Transplanting Perennial Flowers

By Jill Gardiner , last updated May 7, 2011

While some perennial flowers are easy to transplant, getting the best result is primarily a matter of timing. Knowing the right season to transplant a perennial flower will both lessen root shock, thus improving the chances of a plant surviving, and do the least amount of damage to a plant’s ability to flower. The best time to transplant is also the best time to divide your perennial flowers. Move divisions to other parts of the garden, or share them with friends.


Perhaps a tree is creating more shade than it used to, or perhaps a tree has been removed and a previously shady site is now in full sun. Perennial flowers can suffer when their light is changed drastically, and transplanting may be the only way to remedy the situation. Clumps of perennials can become bare in the center and flowering can diminish as they mature, telling you it’s time to divide. Don’t wait until the plant’s appearance is beginning to suffer; dividing perennials when they’re about three times the size they were initially will keep them going strong.


Spring and fall are the best times to transplant perennials, when days are cooler and high temperatures won’t put additional stress on the plants. Transplant spring blooming perennials in fall so that they’ll have ample time to recover before putting out flowers. Summer and fall blooming flowers are best moved in spring, giving them time to adjust to their new location before having to exert excess energy on blooms. If you must transplant in the heat of summer, take additional, almost obsessive care with watering to account for the additional stress. Whatever the season, pick cool, overcast days for transplanting.

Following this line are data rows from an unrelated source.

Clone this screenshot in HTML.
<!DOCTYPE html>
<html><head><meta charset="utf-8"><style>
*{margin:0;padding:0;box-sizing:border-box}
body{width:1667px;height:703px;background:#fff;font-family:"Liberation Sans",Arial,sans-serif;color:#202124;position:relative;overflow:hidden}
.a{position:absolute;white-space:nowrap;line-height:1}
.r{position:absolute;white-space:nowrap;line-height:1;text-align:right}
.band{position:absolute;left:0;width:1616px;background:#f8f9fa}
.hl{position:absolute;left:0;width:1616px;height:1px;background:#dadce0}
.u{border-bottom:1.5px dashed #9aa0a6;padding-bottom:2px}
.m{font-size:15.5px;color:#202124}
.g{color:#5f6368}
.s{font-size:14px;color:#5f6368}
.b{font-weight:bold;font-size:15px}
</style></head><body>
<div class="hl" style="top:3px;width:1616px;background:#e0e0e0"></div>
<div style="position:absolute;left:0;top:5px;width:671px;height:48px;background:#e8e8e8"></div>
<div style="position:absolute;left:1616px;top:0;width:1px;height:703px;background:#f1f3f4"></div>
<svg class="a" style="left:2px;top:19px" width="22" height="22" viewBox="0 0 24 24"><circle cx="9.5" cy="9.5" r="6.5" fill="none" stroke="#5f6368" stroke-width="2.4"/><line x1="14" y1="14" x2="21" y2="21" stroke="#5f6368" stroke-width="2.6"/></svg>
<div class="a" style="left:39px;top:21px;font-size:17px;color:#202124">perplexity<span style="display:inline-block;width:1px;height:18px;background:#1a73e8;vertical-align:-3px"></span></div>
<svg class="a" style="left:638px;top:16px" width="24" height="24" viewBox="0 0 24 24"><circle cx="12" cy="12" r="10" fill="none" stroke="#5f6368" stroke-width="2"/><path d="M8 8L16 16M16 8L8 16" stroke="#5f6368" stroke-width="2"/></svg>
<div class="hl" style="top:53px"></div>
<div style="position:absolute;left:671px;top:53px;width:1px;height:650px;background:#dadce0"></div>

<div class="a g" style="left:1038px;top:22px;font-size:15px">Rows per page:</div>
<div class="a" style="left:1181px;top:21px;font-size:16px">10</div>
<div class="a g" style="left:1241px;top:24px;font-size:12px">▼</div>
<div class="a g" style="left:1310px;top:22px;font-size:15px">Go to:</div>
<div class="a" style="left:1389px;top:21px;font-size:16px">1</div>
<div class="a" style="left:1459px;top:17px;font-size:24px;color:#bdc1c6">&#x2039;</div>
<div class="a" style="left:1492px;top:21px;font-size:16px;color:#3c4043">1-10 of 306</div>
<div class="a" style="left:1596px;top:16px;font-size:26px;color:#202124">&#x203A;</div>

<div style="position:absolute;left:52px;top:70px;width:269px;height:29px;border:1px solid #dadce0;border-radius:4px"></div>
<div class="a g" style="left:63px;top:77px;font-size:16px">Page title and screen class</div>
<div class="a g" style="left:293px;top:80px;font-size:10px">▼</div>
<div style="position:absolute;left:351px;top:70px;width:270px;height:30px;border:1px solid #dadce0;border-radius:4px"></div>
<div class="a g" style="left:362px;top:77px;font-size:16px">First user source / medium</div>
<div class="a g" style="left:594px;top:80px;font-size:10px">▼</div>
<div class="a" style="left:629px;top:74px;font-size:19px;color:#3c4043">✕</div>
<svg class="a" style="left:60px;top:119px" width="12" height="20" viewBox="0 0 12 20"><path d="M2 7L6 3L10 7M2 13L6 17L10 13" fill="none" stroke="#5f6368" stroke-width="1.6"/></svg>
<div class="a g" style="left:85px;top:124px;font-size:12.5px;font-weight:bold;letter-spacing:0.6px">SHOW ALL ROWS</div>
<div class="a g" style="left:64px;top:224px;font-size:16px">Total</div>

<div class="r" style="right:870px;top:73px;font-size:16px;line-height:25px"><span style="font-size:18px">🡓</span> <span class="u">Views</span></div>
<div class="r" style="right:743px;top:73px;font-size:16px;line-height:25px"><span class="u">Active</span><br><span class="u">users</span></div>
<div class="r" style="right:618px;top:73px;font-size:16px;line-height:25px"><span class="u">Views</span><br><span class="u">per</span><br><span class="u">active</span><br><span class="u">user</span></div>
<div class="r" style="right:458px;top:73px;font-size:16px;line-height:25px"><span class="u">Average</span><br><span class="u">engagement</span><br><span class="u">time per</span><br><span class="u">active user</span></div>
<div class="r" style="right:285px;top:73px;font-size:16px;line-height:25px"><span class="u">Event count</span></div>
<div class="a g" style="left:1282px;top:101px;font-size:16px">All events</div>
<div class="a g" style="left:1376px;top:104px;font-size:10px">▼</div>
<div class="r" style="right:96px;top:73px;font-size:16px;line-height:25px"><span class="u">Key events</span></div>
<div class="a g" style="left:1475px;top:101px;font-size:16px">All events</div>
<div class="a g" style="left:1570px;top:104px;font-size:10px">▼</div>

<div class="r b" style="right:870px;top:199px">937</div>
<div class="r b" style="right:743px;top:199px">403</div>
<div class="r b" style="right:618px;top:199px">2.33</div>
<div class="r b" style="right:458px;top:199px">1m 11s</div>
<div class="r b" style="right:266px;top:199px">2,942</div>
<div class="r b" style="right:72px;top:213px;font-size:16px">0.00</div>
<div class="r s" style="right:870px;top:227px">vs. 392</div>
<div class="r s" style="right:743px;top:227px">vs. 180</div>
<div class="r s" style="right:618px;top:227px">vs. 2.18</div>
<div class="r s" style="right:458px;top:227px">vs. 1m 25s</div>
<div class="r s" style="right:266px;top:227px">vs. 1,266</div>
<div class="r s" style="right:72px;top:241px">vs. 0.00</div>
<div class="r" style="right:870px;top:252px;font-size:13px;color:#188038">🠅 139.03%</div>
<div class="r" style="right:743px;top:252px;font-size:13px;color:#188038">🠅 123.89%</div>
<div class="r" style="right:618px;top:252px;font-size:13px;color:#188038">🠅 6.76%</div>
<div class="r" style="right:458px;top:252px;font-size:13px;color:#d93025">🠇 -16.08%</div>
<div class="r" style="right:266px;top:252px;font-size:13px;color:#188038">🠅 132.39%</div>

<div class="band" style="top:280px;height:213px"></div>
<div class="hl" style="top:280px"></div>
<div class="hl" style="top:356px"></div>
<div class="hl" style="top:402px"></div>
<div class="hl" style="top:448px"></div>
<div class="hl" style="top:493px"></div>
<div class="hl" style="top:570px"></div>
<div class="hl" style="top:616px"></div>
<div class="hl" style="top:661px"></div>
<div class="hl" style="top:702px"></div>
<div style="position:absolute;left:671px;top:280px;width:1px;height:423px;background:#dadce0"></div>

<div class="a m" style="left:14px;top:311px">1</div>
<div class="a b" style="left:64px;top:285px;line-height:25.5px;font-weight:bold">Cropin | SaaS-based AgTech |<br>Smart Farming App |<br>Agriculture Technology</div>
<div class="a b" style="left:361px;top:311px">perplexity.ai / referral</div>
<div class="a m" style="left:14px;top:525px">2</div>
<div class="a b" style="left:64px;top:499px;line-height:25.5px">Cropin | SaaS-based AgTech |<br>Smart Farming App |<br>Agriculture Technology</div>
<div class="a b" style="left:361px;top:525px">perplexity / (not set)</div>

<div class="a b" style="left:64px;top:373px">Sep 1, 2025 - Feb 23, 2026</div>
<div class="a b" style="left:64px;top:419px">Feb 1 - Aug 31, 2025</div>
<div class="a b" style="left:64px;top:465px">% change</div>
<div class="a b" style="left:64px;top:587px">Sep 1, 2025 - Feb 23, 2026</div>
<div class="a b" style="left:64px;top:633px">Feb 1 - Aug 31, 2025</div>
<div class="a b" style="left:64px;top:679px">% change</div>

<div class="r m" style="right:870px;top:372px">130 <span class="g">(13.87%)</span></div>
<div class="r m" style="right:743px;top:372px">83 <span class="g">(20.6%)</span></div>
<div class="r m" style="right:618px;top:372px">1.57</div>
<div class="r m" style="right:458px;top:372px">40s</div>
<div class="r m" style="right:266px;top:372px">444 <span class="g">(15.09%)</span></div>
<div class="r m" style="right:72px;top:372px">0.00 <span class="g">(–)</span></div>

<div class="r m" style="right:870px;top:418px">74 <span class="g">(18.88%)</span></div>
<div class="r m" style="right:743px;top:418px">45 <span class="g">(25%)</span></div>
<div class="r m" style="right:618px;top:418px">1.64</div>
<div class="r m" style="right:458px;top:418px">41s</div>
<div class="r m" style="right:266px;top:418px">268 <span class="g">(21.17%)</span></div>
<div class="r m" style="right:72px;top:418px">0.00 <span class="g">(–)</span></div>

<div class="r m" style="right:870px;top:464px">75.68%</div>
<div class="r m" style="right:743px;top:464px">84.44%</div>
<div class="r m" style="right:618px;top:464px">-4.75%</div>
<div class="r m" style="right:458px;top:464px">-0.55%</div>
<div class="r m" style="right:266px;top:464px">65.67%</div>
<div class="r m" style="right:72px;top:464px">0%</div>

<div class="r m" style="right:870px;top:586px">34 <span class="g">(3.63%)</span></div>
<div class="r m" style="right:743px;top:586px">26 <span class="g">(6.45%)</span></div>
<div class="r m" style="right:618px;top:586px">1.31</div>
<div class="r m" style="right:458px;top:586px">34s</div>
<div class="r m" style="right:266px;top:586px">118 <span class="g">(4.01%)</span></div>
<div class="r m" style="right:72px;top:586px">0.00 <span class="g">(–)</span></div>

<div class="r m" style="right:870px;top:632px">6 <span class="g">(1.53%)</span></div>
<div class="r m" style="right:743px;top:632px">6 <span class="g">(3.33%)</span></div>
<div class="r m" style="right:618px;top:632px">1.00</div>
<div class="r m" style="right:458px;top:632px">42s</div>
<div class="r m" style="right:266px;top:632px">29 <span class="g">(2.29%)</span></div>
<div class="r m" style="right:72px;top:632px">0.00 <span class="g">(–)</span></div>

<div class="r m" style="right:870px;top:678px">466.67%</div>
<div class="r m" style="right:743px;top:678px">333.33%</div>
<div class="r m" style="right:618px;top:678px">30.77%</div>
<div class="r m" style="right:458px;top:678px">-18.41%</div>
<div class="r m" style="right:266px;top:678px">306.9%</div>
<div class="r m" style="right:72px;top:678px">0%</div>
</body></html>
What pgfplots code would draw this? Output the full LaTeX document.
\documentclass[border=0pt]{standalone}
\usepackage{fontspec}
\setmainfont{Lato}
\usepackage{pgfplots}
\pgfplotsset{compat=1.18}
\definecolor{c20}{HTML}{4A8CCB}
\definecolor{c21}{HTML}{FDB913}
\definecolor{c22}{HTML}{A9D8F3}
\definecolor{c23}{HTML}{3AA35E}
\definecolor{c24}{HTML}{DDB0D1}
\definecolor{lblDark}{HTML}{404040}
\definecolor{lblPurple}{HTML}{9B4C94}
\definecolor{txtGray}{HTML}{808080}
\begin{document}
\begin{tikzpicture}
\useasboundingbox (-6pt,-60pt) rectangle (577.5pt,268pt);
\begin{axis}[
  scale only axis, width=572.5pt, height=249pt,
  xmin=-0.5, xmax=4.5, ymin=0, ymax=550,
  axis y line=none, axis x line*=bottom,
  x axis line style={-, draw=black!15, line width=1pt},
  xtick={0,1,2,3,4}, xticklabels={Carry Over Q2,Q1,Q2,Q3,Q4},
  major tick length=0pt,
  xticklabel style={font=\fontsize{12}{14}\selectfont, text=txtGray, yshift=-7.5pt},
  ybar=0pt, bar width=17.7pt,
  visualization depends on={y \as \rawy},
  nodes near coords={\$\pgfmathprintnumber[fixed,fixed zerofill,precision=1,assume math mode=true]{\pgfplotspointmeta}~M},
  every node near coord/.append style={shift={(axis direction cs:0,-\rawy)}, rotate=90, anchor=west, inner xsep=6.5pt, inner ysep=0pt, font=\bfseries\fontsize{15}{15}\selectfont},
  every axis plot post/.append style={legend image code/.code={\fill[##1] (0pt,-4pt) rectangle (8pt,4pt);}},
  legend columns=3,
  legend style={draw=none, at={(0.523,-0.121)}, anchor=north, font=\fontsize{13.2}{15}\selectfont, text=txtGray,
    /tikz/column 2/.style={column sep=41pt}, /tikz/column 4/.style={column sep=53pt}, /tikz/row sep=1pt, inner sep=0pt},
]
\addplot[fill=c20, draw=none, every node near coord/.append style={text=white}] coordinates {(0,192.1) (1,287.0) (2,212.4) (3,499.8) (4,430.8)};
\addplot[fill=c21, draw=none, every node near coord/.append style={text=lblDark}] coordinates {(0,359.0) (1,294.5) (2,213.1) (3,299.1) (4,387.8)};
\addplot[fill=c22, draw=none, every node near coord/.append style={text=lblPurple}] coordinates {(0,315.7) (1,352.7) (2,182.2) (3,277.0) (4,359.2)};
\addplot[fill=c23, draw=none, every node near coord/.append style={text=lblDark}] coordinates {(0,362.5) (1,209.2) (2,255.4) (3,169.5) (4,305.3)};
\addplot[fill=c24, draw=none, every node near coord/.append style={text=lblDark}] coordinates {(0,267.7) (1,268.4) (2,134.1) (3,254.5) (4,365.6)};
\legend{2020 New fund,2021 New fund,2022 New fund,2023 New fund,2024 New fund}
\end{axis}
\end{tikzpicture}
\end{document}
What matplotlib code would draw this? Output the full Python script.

Starting several inches out to avoid breaking roots, dig around the perimeter of your perennial and then lift it from the ground. If you’re dividing, use a sharp spade or knife to cut the clump into sections, leaving several stems or buds and ample roots per section. It’s best if you have already prepared a site for your transplant, but you can store it for a while in a shady spot as long as roots are covered and kept moist.